Sur le site de General Electric de Bourogne, le bâtiment 331 devait être intégrée à l’usine du futur imaginée par le géant américain. 50 millions d’investissements étaient annoncés. GE a construit ce bâtiment… Mais aujourd’hui, il sert d’entrepôt. « Il devait accueillir des machines-outils. Il y a donc tous les fluides nécessaires et des ponts pour accueillir une activité », avance le délégué syndical. Le message est de dire qu’il y a de la place pour accueillir une nouvelle production.

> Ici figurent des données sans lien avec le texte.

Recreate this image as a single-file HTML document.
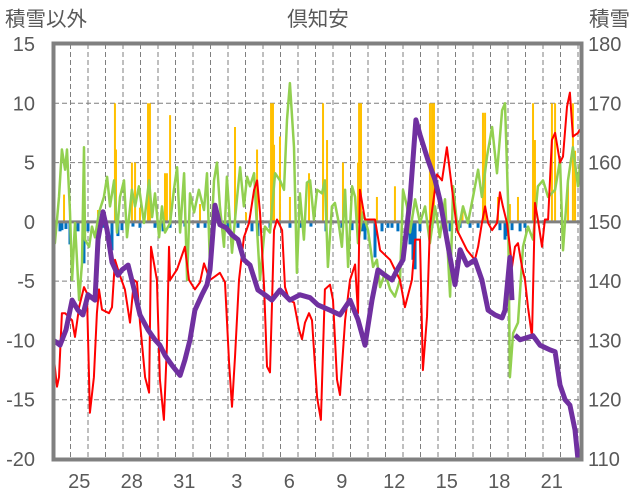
<!DOCTYPE html>
<html><head><meta charset="utf-8">
<style>
html,body{margin:0;padding:0;background:#fff;}
svg{display:block;font-family:"Liberation Sans","Noto Sans CJK JP",sans-serif;}
</style></head>
<body>
<svg id="chart" width="636" height="501" viewBox="0 0 636 501" xmlns="http://www.w3.org/2000/svg">
<text x="5" y="26" font-size="20.5" fill="#595959">積雪以外</text>
<text x="318" y="26" font-size="20.5" fill="#595959" text-anchor="middle">倶知安</text>
<text x="589" y="26" font-size="20.5" fill="#595959">積雪</text>
<g id="grid"></g>
<g id="bars"></g>
<g id="lines"></g>
<g id="axes"></g>
</svg>
<script>
const leftTicks=[15,10,5,0,-5,-10,-15,-20];
const rightTicks=[180,170,160,150,140,130,120,110];
const xTickLabels=["25","28","31","3","6","9","12","15","18","21"];
const xTickDays=[1,4,7,10,13,16,19,22,25,28];
const dayCount=30.2;

const redT=[0.06,0.23,0.34,0.51,0.69,1.09,1.26,1.49,1.77,1.94,2.06,2.11,2.34,2.51,2.63,2.8,3.2,3.37,3.54,3.77,4.11,4.4,4.63,4.8,4.97,5.26,5.49,5.6,5.77,5.94,6.11,6.34,6.51,6.63,6.69,7.09,7.54,7.77,8.11,8.4,8.63,8.97,9.26,9.54,9.83,10.06,10.23,10.4,10.63,10.91,11.2,11.49,11.66,11.83,12.06,12.23,12.4,12.51,12.63,12.8,13.09,13.26,13.49,13.77,14.06,14.23,14.4,14.63,14.8,15.09,15.31,15.54,15.83,16.0,16.23,16.4,16.69,16.97,17.26,17.43,17.54,17.83,18.4,18.69,19.26,19.83,20.11,20.51,20.69,20.97,21.14,21.37,21.54,21.94,22.23,22.51,22.69,23.09,23.66,24.11,24.29,24.51,24.69,24.86,25.09,25.37,25.54,25.71,25.94,26.11,26.23,26.4,26.57,26.8,26.97,27.14,27.37,27.54,27.71,27.94,28.11,28.29,28.51,28.69,28.97,29.14,29.37,29.54,29.71,30.0,30.11];
const redV=[-11.6,-13.9,-13.1,-7.7,-7.7,-8.3,-9.7,-7.2,-5.5,-6.0,-13.3,-16.1,-13.1,-7.7,-5.7,-7.4,-7.7,-7.2,-3.2,-4.3,-5.7,-8.5,-4.9,-5.1,-8.5,-13.1,-14.4,-2.1,-3.5,-4.9,-13.3,-16.7,-10.5,-2.1,-4.9,-4.0,-2.1,-4.9,-5.7,-5.1,-3.5,-4.9,-4.6,-4.3,-5.1,-11.9,-15.6,-11.4,-4.9,-1.3,-0.1,2.7,3.5,0.8,-5.5,-12.2,-12.7,-7.2,-0.7,0.2,-0.7,-5.5,-6.6,-6.8,-9.1,-9.9,-8.5,-7.7,-8.3,-14.8,-16.7,-5.7,-5.3,-6.6,-13.3,-14.6,-8.3,-4.9,-3.6,-7.7,2.7,0.2,0.2,-2.4,-3.2,-4.9,-7.2,-4.9,-1.5,-1.5,-12.5,-8.0,-0.4,4.0,3.5,6.3,4.1,-0.7,-2.4,-3.2,-2.1,-0.1,1.3,-0.1,-0.7,-0.1,2.5,1.3,-0.1,-2.1,-3.8,-2.1,-1.8,-3.8,-4.9,-7.2,-9.7,1.6,0.2,-2.1,0.2,0.2,6.9,7.5,5.0,5.5,9.7,10.9,7.2,7.5,7.8];

const greenT=[0.0,0.11,0.34,0.51,0.69,0.8,0.97,1.09,1.26,1.49,1.66,1.77,1.83,2.06,2.23,2.4,2.63,2.91,3.09,3.26,3.49,3.66,3.83,4.06,4.23,4.51,4.69,4.91,5.2,5.49,5.66,5.83,6.06,6.23,6.4,6.69,6.91,7.09,7.26,7.49,7.66,7.83,8.06,8.34,8.63,8.8,8.97,9.2,9.37,9.54,9.77,9.94,10.23,10.51,10.69,10.91,11.09,11.26,11.49,11.66,11.83,12.11,12.4,12.69,12.97,13.2,13.37,13.54,13.77,13.94,14.11,14.34,14.51,14.69,14.91,15.09,15.37,15.54,15.71,15.94,16.11,16.29,16.51,16.69,16.86,17.09,17.26,17.43,17.71,18.0,18.29,18.51,18.69,18.97,19.26,19.54,19.83,20.0,20.23,20.4,20.69,20.97,21.26,21.54,21.83,22.11,22.4,22.69,22.86,23.14,23.43,23.71,24.0,24.29,24.51,24.8,25.09,25.37,25.66,25.83,26.0,26.11,26.29,26.57,26.86,27.14,27.43,27.71,28.0,28.29,28.69,28.97,29.14,29.43,29.71,30.0,30.2];
const greenV=[2.7,-1.8,2.1,6.1,4.4,6.1,0.8,-4.9,-0.1,-6.6,-3.5,6.3,-1.5,-2.1,-0.4,-1.3,0.8,2.1,3.8,1.3,3.5,-0.9,2.1,3.5,-1.3,2.7,1.3,3.0,-0.1,3.5,0.4,2.4,-1.3,1.3,-0.9,-0.1,2.7,4.6,-0.9,4.1,-4.9,2.4,0.8,2.7,1.0,4.1,-3.8,3.5,5.0,1.3,-2.1,3.8,-2.6,1.9,4.6,1.3,3.8,3.0,4.1,-0.7,-4.9,-0.4,-0.9,4.1,3.5,2.7,8.6,11.7,6.3,-4.3,2.4,-1.5,3.3,3.5,0.2,2.7,2.4,3.5,-3.8,1.3,1.6,0.2,-2.1,2.7,-3.8,3.0,2.1,-1.8,0.8,-0.7,-3.8,-3.2,-5.5,-4.3,-5.7,-6.3,-4.9,2.7,1.3,-0.9,1.9,-0.1,1.3,-1.8,1.3,-1.3,1.9,-6.3,3.0,-0.9,1.3,-0.1,2.1,4.4,2.1,5.5,8.0,4.1,9.4,10.0,1.9,-13.1,-9.4,-8.5,-2.1,-0.4,-1.5,3.0,3.5,2.1,2.7,5.2,-2.4,3.5,6.3,3.0,6.1];

const snowT=[0,0.4,0.74,1.09,1.43,1.71,2.0,2.4,2.57,2.86,3.09,3.37,3.71,3.94,4.29,4.57,4.97,5.43,5.83,6.11,6.4,6.8,7.26,7.54,7.83,8.11,8.51,8.8,8.97,9.26,9.54,9.89,10.23,10.57,10.91,11.26,11.71,12.11,12.51,12.97,13.54,14.11,14.69,15.14,15.83,16.4,16.97,17.43,17.83,18.23,18.57,18.97,19.37,19.66,20.0,20.4,20.74,20.97,21.43,21.83,22.11,22.51,22.97,23.26,23.66,24.11,24.51,24.86,25.26,25.66,25.83,26.11,26.23,26.3,26.4,26.69,27.43,27.83,28.4,28.69,28.97,29.26,29.54,29.83,30.0];
const snowV=[130.1,129.2,131.8,136.8,135.1,134.3,137.7,136.8,147.0,151.7,148.6,143.2,141.0,141.9,142.7,139.4,134.3,131.8,130.1,129.2,127.5,125.8,124.1,126.7,130.1,135.1,137.7,139.4,141.9,152.8,149.5,149.0,147.8,147.0,143.6,142.7,138.5,137.7,136.8,138.5,136.8,137.7,137.2,136.0,135.1,134.3,136.8,133.5,129.2,136.8,141.9,141.0,140.2,141.9,143.6,153.7,167.2,164.7,160.4,157.1,153.7,147.0,139.4,145.3,142.7,143.6,140.2,135.1,134.3,133.8,135.1,144.0,136.8,null,130.9,130.1,130.8,129.2,128.4,128.1,122.5,120.0,119.1,114.9,109.9];

const snowfallT=[0.63,2.57,3.54,3.6,4.51,4.69,4.97,5.43,5.54,6.4,6.51,6.69,8.4,10.4,11.03,11.66,12.46,12.57,12.63,12.97,13.54,14.63,15.43,15.66,16.57,17.43,17.49,17.6,18.51,19.54,21.54,21.66,21.77,23.4,24.57,24.69,25.43,26.11,26.57,27.43,27.54,28.51,28.69,29.43,29.71,29.83];
const snowfallV=[2.3,1.0,10,6.1,5.0,5.0,1.2,10,10,4.1,4.1,9.0,1.5,8.0,0.8,6.1,10,10,6.5,7.2,2.1,4.1,10,6.9,5.0,5.0,10,10,2.1,3.0,10,10,10,1.0,9.2,9.2,2.1,1.5,2.1,10,6.9,10,10,3.3,10,6];

const meltT=[0.4,0.51,0.74,0.97,1.43,1.77,2.0,2.69,2.91,3.37,3.71,3.94,4.57,4.97,5.83,6.29,6.69,7.54,8.29,8.69,10.0,10.57,11.37,11.71,12.4,13.54,14.11,14.74,15.6,16.51,17.09,17.66,17.83,18.4,18.8,19.14,19.37,19.71,20.4,20.57,20.69,20.97,21.66,22.69,23.26,23.83,24.29,25.54,25.83,26.0,26.23,26.69,26.97];
const meltV=[-0.8,-0.7,-0.6,-1.9,-0.8,-3.5,-0.8,-0.8,-0.5,-2.4,-1.2,-0.7,-0.4,-0.5,-0.5,-0.8,-0.5,-0.4,-0.5,-0.5,-0.5,-0.5,-0.8,-1.2,-0.5,-0.5,-0.5,-0.4,-0.8,-0.5,-0.7,-0.8,-1.5,-3.0,-0.8,-0.5,-0.5,-0.8,-1.9,-3.2,-4.0,-0.8,-0.5,-0.8,-0.5,-0.5,-0.5,-0.7,-1.5,-1.2,-0.7,-0.8,-0.5];

const NS="http://www.w3.org/2000/svg";
const PL=54,PR=581,PT=44,PB=459;
const xs=t=>PL-1+t*17.5;
const yL=v=>PT+(15-v)*(PB-PT)/35;
const yR=v=>PT+(180-v)*(PB-PT)/70;
function mk(tag,attrs,parent){const e=document.createElementNS(NS,tag);for(const k in attrs)e.setAttribute(k,attrs[k]);parent.appendChild(e);return e;}
const grid=document.getElementById('grid'),bars=document.getElementById('bars'),lines=document.getElementById('lines'),axes=document.getElementById('axes');

leftTicks.forEach(v=>{
  if(v!==0&&v!==15&&v!==-20){const l=mk('line',{x1:PL,x2:PR,y1:yL(v),y2:yL(v),stroke:'#7f7f7f','stroke-width':1,'stroke-dasharray':'5,3'},grid);
  
  }
  const t=mk('text',{x:35,y:yL(v)+7,'font-size':20,fill:'#595959','text-anchor':'end'},axes);t.textContent=v;
  
  
});
rightTicks.forEach(v=>{
  const t=mk('text',{x:588,y:yR(v)+7,'font-size':20,fill:'#595959'},axes);t.textContent=v;
  
  
});
for(let d=1;d<dayCount;d++){
  const l=mk('line',{x1:xs(d),x2:xs(d),y1:PT,y2:PB,stroke:'#7f7f7f','stroke-width':1,'stroke-dasharray':'5,3'},grid);
  
  
}
xTickLabels.forEach((s,i)=>{
  const t=mk('text',{x:xs(xTickDays[i]+0.5),y:488,'font-size':20,fill:'#595959','text-anchor':'middle'},axes);t.textContent=s;
  
  
});
snowfallT.forEach((t,i)=>{
  const r=mk('rect',{x:xs(t)-1,y:yL(snowfallV[i]),width:2,height:yL(0)-yL(snowfallV[i]),fill:'#FFC000'},bars);
  
  
});
meltT.forEach((t,i)=>{
  const r=mk('rect',{x:xs(t)-1.5,y:yL(0),width:3,height:yL(meltV[i])-yL(0),fill:'#0070C0'},bars);
  
  
});
const zl=mk('line',{x1:PL,x2:PR,y1:yL(0),y2:yL(0),stroke:'#808080','stroke-width':3},bars);


function path(T,V,yf){let d='',pen=false;T.forEach((t,i)=>{if(V[i]===null){pen=false;return;}d+=(pen?'L':'M')+xs(t).toFixed(1)+','+yf(V[i]).toFixed(1);pen=true;});return d;}
const g=mk('path',{d:path(greenT,greenV,yL),fill:'none',stroke:'#92D050','stroke-width':2.5,'stroke-linejoin':'round'},lines);


const r=mk('path',{d:path(redT,redV,yL),fill:'none',stroke:'#FF0000','stroke-width':2,'stroke-linejoin':'round'},lines);


const p=mk('path',{d:path(snowT,snowV,yR),fill:'none',stroke:'#7030A0','stroke-width':5,'stroke-linejoin':'round'},lines);


const b=mk('rect',{x:PL-0.5,y:PT-0.5,width:PR-PL+1,height:PB-PT+1,fill:'none',stroke:'#808080','stroke-width':4},axes);


</script>
</body></html>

De fait, pourquoi pas une activité de sous-traitance pour Safran, une activité de Safran elle-même, voire une unité de GE Aviation. « La société d’économie mixte Tandem peut aussi être un support », relève l’ingénieur. Et l’intersyndical cible le fonds de soutien annoncé par Bercy comme un levier à la diversification de Belfort vers l’aviation. Une politique d’envergure qui doit correspondre à une vision de l’avenir industriel du nord Franche-Comté.